[START OF Information provided]
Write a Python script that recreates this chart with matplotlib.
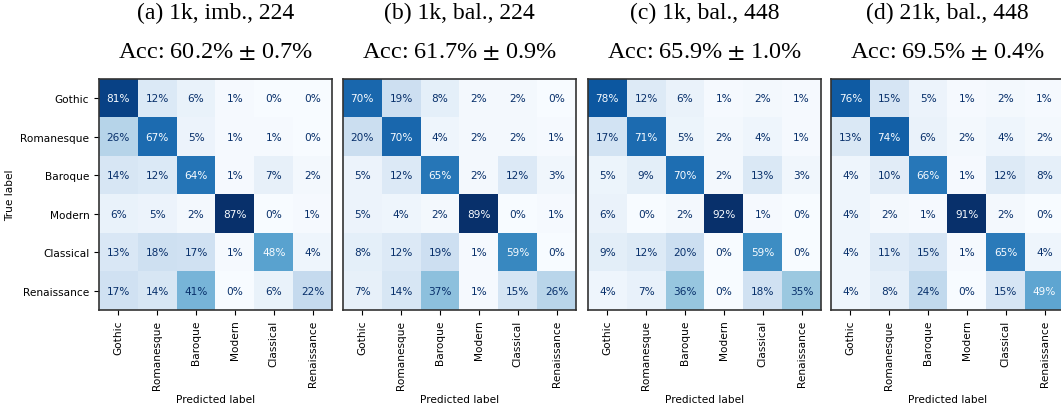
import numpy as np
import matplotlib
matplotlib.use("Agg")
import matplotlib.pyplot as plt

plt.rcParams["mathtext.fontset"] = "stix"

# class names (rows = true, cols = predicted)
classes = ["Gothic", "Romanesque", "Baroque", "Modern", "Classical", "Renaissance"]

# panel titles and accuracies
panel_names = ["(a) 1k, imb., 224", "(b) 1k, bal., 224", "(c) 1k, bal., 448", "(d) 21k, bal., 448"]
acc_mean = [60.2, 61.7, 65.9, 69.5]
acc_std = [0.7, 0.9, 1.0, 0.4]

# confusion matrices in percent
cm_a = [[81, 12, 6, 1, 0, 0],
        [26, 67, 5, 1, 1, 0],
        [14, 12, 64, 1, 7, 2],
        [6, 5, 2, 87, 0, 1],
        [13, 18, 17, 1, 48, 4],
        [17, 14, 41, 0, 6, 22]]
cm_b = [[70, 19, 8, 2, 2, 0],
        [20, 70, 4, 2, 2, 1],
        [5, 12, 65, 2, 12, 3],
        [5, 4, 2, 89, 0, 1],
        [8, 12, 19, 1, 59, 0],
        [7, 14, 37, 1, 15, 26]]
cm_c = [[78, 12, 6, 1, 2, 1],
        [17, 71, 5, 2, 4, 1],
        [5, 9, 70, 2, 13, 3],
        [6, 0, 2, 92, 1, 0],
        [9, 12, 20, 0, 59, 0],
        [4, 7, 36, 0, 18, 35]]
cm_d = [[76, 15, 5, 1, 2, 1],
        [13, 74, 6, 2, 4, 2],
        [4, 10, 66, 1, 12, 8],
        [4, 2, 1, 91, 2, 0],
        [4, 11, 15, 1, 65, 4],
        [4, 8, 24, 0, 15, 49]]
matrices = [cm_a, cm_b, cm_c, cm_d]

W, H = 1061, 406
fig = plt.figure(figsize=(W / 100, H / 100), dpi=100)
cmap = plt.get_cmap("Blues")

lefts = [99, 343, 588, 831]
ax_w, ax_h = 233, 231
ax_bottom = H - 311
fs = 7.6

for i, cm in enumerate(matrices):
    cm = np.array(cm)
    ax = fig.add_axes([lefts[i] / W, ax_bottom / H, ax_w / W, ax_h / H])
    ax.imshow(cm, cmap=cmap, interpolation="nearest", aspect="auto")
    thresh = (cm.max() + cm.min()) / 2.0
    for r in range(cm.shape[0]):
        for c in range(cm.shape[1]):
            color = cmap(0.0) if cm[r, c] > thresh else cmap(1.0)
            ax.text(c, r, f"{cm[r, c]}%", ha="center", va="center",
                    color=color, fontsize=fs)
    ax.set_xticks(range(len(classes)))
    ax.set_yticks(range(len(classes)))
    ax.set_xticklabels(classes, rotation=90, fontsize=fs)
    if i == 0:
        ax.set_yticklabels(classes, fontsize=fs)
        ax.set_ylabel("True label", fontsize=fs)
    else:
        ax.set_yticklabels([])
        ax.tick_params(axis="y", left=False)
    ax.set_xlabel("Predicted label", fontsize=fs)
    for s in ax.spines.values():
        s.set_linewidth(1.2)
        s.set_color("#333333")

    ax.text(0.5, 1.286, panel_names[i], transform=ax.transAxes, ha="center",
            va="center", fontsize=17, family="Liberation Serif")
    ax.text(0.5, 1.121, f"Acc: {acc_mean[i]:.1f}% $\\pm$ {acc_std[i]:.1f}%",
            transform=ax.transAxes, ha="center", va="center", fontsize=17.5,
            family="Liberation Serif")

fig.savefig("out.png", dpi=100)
[END OF Information provided]
• [Work to be completed]: Report all lines of the data that include the word "matplotlib".

• [Full solution]:
Write a Python script that recreates this chart with matplotlib.
import matplotlib
matplotlib.use("Agg")
import matplotlib.pyplot as plt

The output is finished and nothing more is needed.